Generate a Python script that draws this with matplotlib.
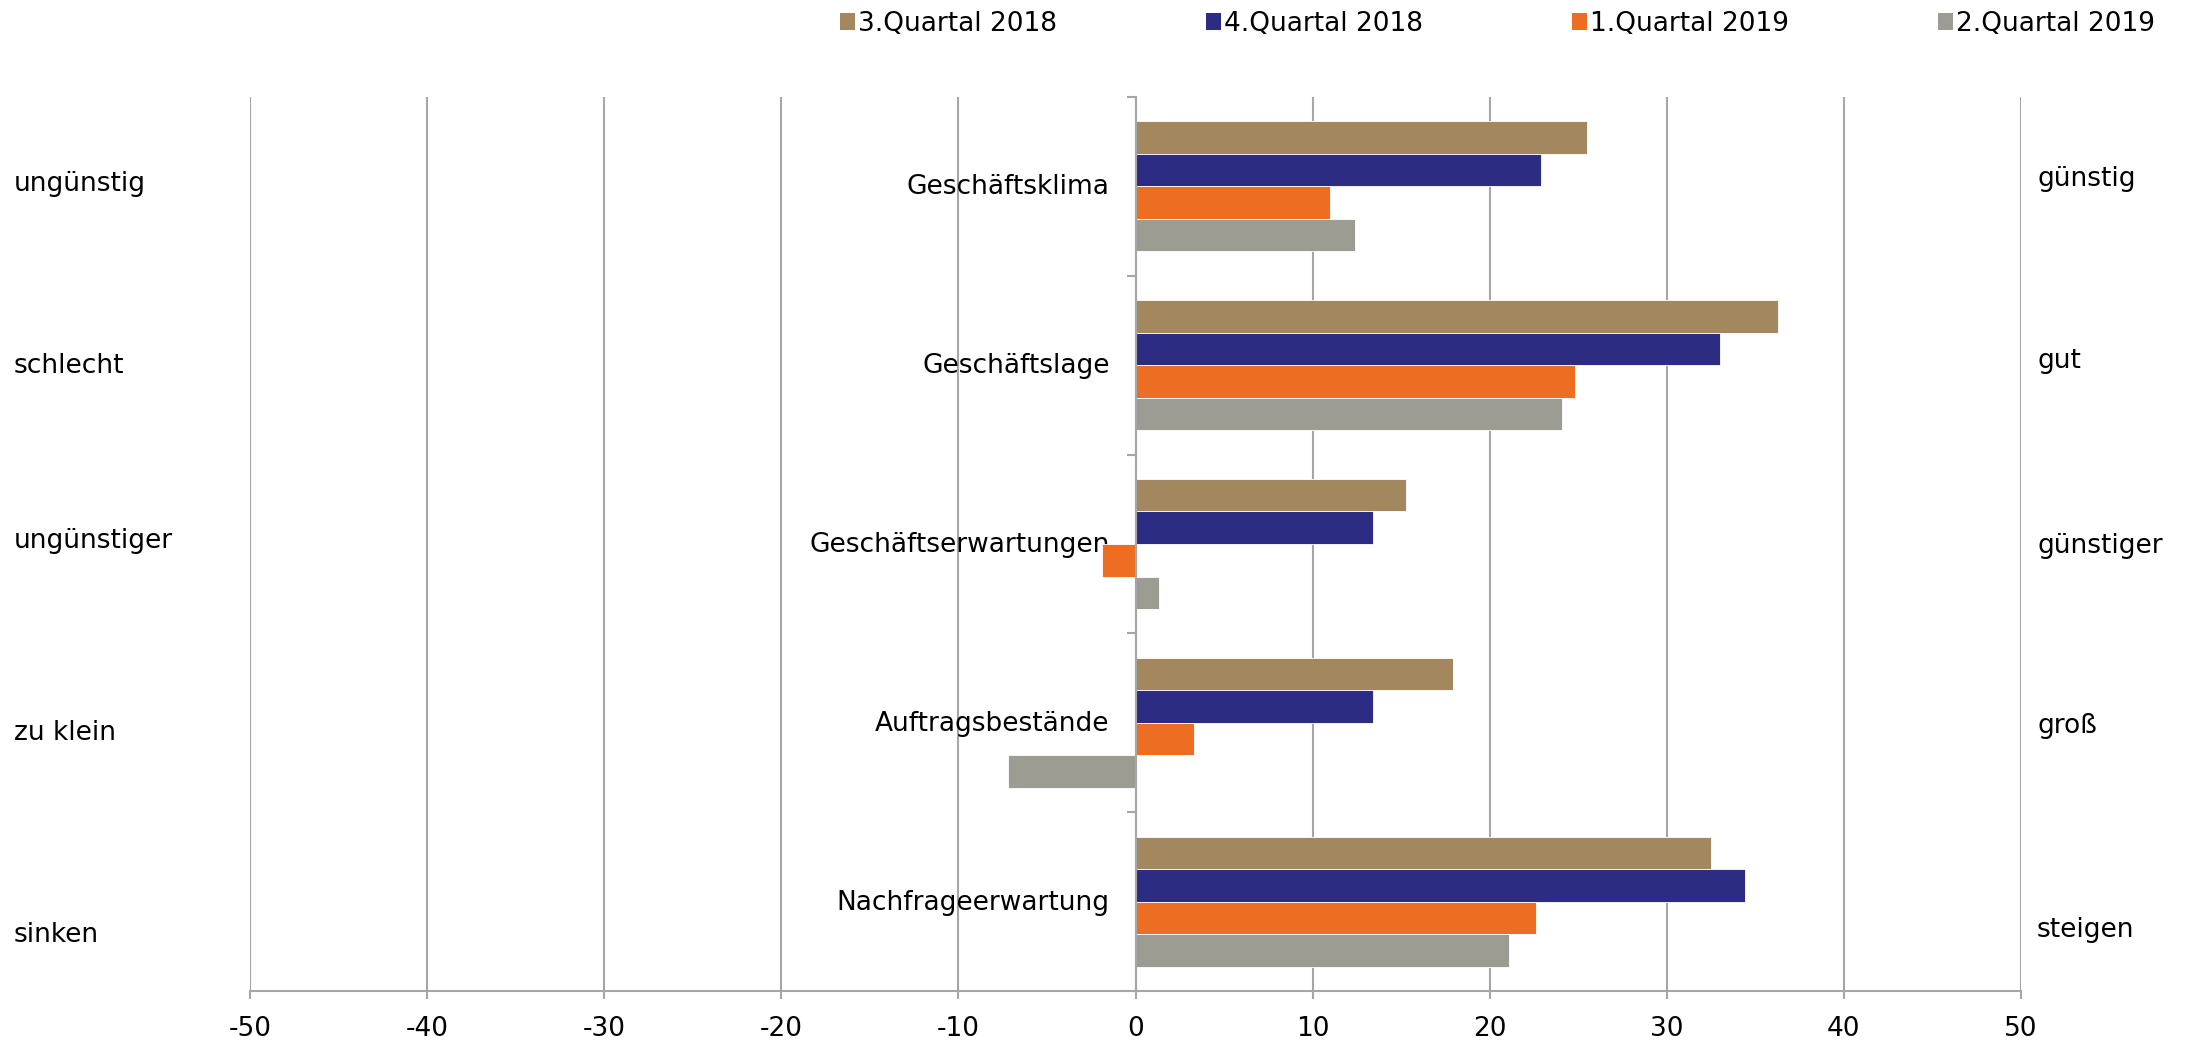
import matplotlib
matplotlib.use("Agg")
import matplotlib.pyplot as plt
from matplotlib.patches import Patch
import matplotlib.transforms as mtrans
import numpy as np

plt.rcParams["font.family"] = ["DejaVu Sans"]

categories = ["Geschäftsklima", "Geschäftslage", "Geschäftserwartungen",
              "Auftragsbestände", "Nachfrageerwartung"]
series_names = ["3.Quartal 2018", "4.Quartal 2018", "1.Quartal 2019", "2.Quartal 2019"]
q3_2018 = [25.5, 36.3, 15.3, 17.9, 32.5]
q4_2018 = [22.9, 33.0, 13.4, 13.4, 34.4]
q1_2019 = [11.0, 24.8, -1.9, 3.3, 22.6]
q2_2019 = [12.4, 24.1, 1.3, -7.2, 21.1]
left_labels = ["ungünstig", "schlecht", "ungünstiger", "zu klein", "sinken"]
right_labels = ["günstig", "gut", "günstiger", "groß", "steigen"]
xticks = [-50, -40, -30, -20, -10, 0, 10, 20, 30, 40, 50]

colors = ["#A3875E", "#2C2C82", "#ED6E23", "#9C9C92"]
grid_c = "#A6A6A6"
FS = 19

W, H = 2187, 1041
fig = plt.figure(figsize=(W / 100, H / 100), dpi=100)
ax = fig.add_axes([250 / W, 50 / H, (2021 - 250) / W, (991 - 97) / H])

series = [q3_2018, q4_2018, q1_2019, q2_2019]
y = np.arange(len(categories))
bh = 0.182
for j, vals in enumerate(series):
    ax.barh(y + (j - 1.5) * bh, vals, height=bh, color=colors[j],
            edgecolor="white", linewidth=0.6, zorder=3)

ax.set_xlim(-50, 50)
ax.set_ylim(len(categories) - 0.5, -0.5)
ax.set_xticks(xticks)
ax.set_xticklabels([str(t) for t in xticks], fontsize=FS)
ax.xaxis.grid(True, color=grid_c, linewidth=1.5, zorder=0)
ax.set_axisbelow(True)

ax.set_yticks(np.arange(-0.5, len(categories), 1.0))
ax.set_yticklabels([])
ax.spines["left"].set_position(("data", 0))
for s in ["top", "right"]:
    ax.spines[s].set_visible(False)
for s in ["left", "bottom"]:
    ax.spines[s].set_color(grid_c)
    ax.spines[s].set_linewidth(1.5)
ax.spines["left"].set_zorder(4)
ax.tick_params(axis="y", length=6.5, width=1.5, color=grid_c, direction="out")
ax.tick_params(axis="x", length=6, width=1.5, color=grid_c, pad=12, labelcolor="black")

off = mtrans.offset_copy(ax.transData, fig=fig, x=-26, y=-1, units="dots")
for i, c in enumerate(categories):
    ax.text(0, i, c, transform=off, ha="right", va="center", fontsize=FS, zorder=1)

left_y = [184, 366, 541, 733, 935]
right_y = [179, 361, 546, 726, 930]
for lab, yy in zip(left_labels, left_y):
    fig.text(14 / W, 1 - yy / H, lab, ha="left", va="center", fontsize=FS)
for lab, yy in zip(right_labels, right_y):
    fig.text(2037 / W, 1 - yy / H, lab, ha="left", va="center", fontsize=FS)

handles = [Patch(facecolor=c, edgecolor="none") for c in colors]
fig.legend(handles, series_names, loc="upper left",
           bbox_to_anchor=(840 / W, 1 - 11 / H), ncol=4, frameon=False,
           fontsize=FS, handlelength=0.57, handleheight=0.6,
           handletextpad=0.11, columnspacing=5.65, borderpad=0, borderaxespad=0)

fig.savefig("out.png", dpi=100, facecolor="white")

........

> YOUR GOAL:
Which lines contain the word "matplotlib"? Copy each one.

> RESULT BELOW:
Generate a Python script that draws this with matplotlib.
import matplotlib
matplotlib.use("Agg")
import matplotlib.pyplot as plt
from matplotlib.patches import Patch
import matplotlib.transforms as mtrans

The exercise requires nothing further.